6. Themes for further research
a) The relationships between faith and science have different emphases in the different parts of the world; in North America, in Europe, in the new nations. A further comparison seems worth-while.
b) It will be necessary to study in greater depth how the “scientific mentality” and, in particular, a certain scientistic trend, have favored a growing agnosticism, with reductive explanations regarding the composition of matter, the origin of life, etc. which start off ascribing everything to chance, that is without the Creator.
c) True ‘rationality’ cannot stop at the phenomenological explanation of reality but must include other forms of human reasoning open to symbolic language, to the meaning of life, of death, of man’s spiritual destiny,
d) The natural site for dialogue between science and faith is the university.

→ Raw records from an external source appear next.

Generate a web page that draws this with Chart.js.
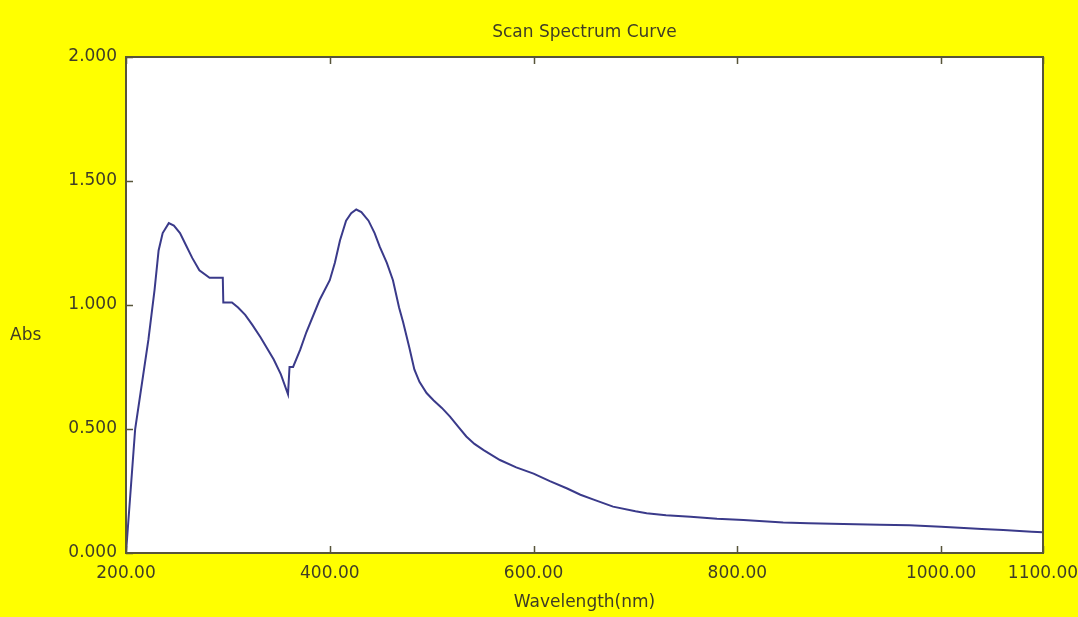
<!DOCTYPE html>
<html>
<head>
<meta charset="utf-8">
<title>Scan Spectrum Curve</title>
<script src="https://cdn.jsdelivr.net/npm/chart.js@4.4.1/dist/chart.umd.min.js"></script>
<style>
  html, body { margin: 0; padding: 0; background: #ffff00; }
  #spectrum { display: block; }
</style>
</head>
<body>
<canvas id="spectrum" width="1078" height="617"></canvas>
<script>
// wavelength (nm) and absorbance
const wavelengths = [
  200, 209, 222, 228, 232, 236, 242, 247, 253, 259, 265, 272, 282, 295, 295.5,
  304, 310, 317, 324, 332, 345, 352, 359, 360.5, 364, 371, 377, 390, 400, 405,
  410, 416, 421, 426, 431, 438, 444, 449, 456, 462, 468, 472, 478, 483, 488,
  495, 502, 510, 518, 526, 534, 542, 551, 567, 583, 600, 616, 633, 646, 659,
  678, 700, 711, 730, 754, 780, 806, 845, 870, 904, 940, 969, 1000, 1018, 1040,
  1061, 1089, 1100
];
const absorbance = [
  0.00, 0.50, 0.86, 1.06, 1.22, 1.29, 1.33, 1.32, 1.29, 1.24, 1.19, 1.14, 1.11, 1.11, 1.01,
  1.01, 0.99, 0.96, 0.92, 0.87, 0.78, 0.72, 0.64, 0.75, 0.75, 0.82, 0.89, 1.02, 1.10, 1.17,
  1.26, 1.34, 1.37, 1.385, 1.375, 1.34, 1.29, 1.235, 1.17, 1.10, 0.99, 0.93, 0.83, 0.74, 0.69,
  0.645, 0.615, 0.585, 0.55, 0.51, 0.47, 0.44, 0.415, 0.375, 0.345, 0.32, 0.29, 0.26, 0.235, 0.215,
  0.187, 0.168, 0.16, 0.152, 0.146, 0.138, 0.133, 0.123, 0.12, 0.117, 0.114, 0.112, 0.106, 0.102, 0.097,
  0.093, 0.086, 0.084
];
const xTickValues = [200, 400, 600, 800, 1000, 1100];
const yTickValues = [0, 0.5, 1.0, 1.5, 2.0];

const chartTitle = "Scan Spectrum Curve";
const xTitle = "Wavelength(nm)";
const yTitle = "Abs";

const textColor = "#3f3d26";
const frameColor = "#57553a";
const fontFamily = "'DejaVu Sans', sans-serif";

// white plot area, frame, inward ticks and the non-rotated labels
const framePlugin = {
  id: "frame",
  beforeDraw(chart) {
    const { ctx, chartArea: a } = chart;
    ctx.save();
    ctx.fillStyle = "#ffffff";
    ctx.fillRect(a.left, a.top, a.right - a.left, a.bottom - a.top);
    ctx.restore();
  },
  afterDraw(chart) {
    const { ctx, chartArea: a, scales } = chart;
    ctx.save();
    ctx.strokeStyle = frameColor;
    ctx.lineWidth = 2;
    ctx.strokeRect(a.left, a.top, a.right - a.left, a.bottom - a.top);

    ctx.lineWidth = 1.5;
    ctx.beginPath();
    xTickValues.forEach((v) => {
      const px = Math.round(scales.x.getPixelForValue(v)) + 0.5;
      ctx.moveTo(px, a.bottom);
      ctx.lineTo(px, a.bottom - 7);
      ctx.moveTo(px, a.top);
      ctx.lineTo(px, a.top + 7);
    });
    yTickValues.forEach((v) => {
      const py = Math.round(scales.y.getPixelForValue(v)) + 0.5;
      ctx.moveTo(a.left, py);
      ctx.lineTo(a.left + 7, py);
    });
    ctx.stroke();

    ctx.fillStyle = textColor;
    ctx.font = "17px " + fontFamily;
    ctx.textBaseline = "middle";
    ctx.textAlign = "center";
    ctx.fillText(chartTitle, (a.left + a.right) / 2, 33);
    ctx.textAlign = "left";
    ctx.fillText(yTitle, 10, 336);
    ctx.restore();
  },
};

const ctx = document.getElementById("spectrum").getContext("2d");

new Chart(ctx, {
  type: "line",
  data: {
    datasets: [
      {
        data: wavelengths.map((w, i) => ({ x: w, y: absorbance[i] })),
        borderColor: "#3a3a8a",
        borderWidth: 2,
        pointRadius: 0,
        tension: 0,
        fill: false,
      },
    ],
  },
  options: {
    responsive: false,
    animation: false,
    devicePixelRatio: 1,
    layout: {
      padding: { top: 57, right: 35, bottom: 0, left: 0 },
    },
    plugins: {
      legend: { display: false },
      tooltip: { enabled: false },
      title: { display: false },
    },
    scales: {
      x: {
        type: "linear",
        min: 200,
        max: 1100,
        grid: { display: false, drawTicks: false },
        border: { display: false },
        afterBuildTicks: (scale) => {
          scale.ticks = xTickValues.map((v) => ({ value: v }));
        },
        afterFit: (scale) => {
          scale.height = 64;
          scale.paddingLeft = 0;
          scale.paddingRight = 0;
        },
        ticks: {
          padding: 10,
          maxRotation: 0,
          autoSkip: false,
          color: textColor,
          font: { family: fontFamily, size: 17 },
          callback: (v) => Number(v).toFixed(2),
        },
        title: {
          display: true,
          text: xTitle,
          color: textColor,
          font: { family: fontFamily, size: 17 },
          padding: { top: 0, bottom: 4 },
        },
      },
      y: {
        min: 0,
        max: 2,
        grid: { display: false, drawTicks: false },
        border: { display: false },
        afterBuildTicks: (scale) => {
          scale.ticks = yTickValues.map((v) => ({ value: v }));
        },
        afterFit: (scale) => {
          scale.width = 126;
          scale.paddingTop = 0;
          scale.paddingBottom = 0;
        },
        ticks: {
          padding: 9,
          color: textColor,
          font: { family: fontFamily, size: 17 },
          callback: (v) => Number(v).toFixed(3),
        },
      },
    },
  },
  plugins: [framePlugin],
});
</script>
</body>
</html>
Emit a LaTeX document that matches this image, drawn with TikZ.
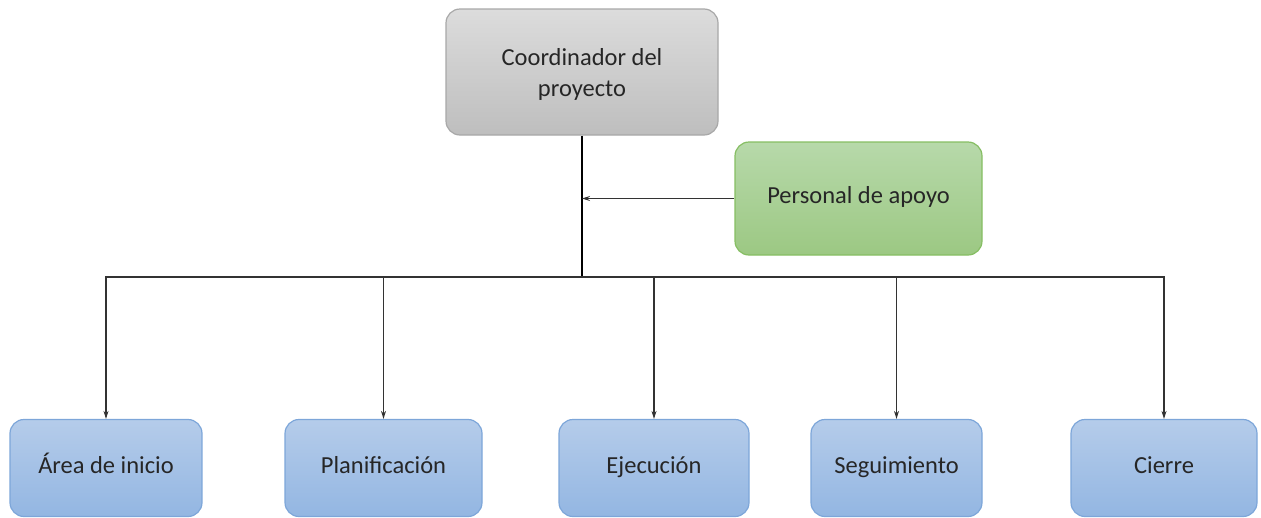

In the Church there are over 600 institutes of higher learning where a closer collaboration between pastors and university people could help the dialogue between the values of the Gospel and those of Science.
e) Nowadays, science is organized as an “institution”: associations of scientists, ministries of science, programs and national centers for research. In the Church it seems advisable to promote analogously a better coordination of research efforts bearing on major issues. The International Federation of Catholic Universities (FIUC) has recently set up a “Centre for Coordinating Research” which is intended as a means of helping the Church conduct its own research, according to its specific goals.
f) For Christians, natural sciences are not a threat, rather, they are a manifestation, at a deeper level, of God the Creator. On the other hand, today’s scientific culture requires that Christians develop a mature faith, an openness to the language and the queries of science, especially a sense of discernment in regard to the technical applications of science. Thus science, in alliance with conscience, will be at the service of the human being, of his dignity, of his integral development.
As the Holy Father remarked at the conclusion of the Assembly’s work: “The encounter between science and faith poses problems which the believer can solve reasonably. But the mystery of faith can only be lived in an existential way. And the multiform encounter with atheism, non belief and indifference requires the involvement of believers who have developed strong convictions and are actually living their Christian experienced in other words, Christians with a solid formation, not disjoined from prayer and witness to the Gospel. Faith is a gift of God, a grace, and—it bears repeating—it presupposes love”.
Final Declaration delivered by the Plenary Assembly of the Secretariat, Rome March 31 - April 3, in Atheism and Dialogue 16 (1981), pp. 230-231.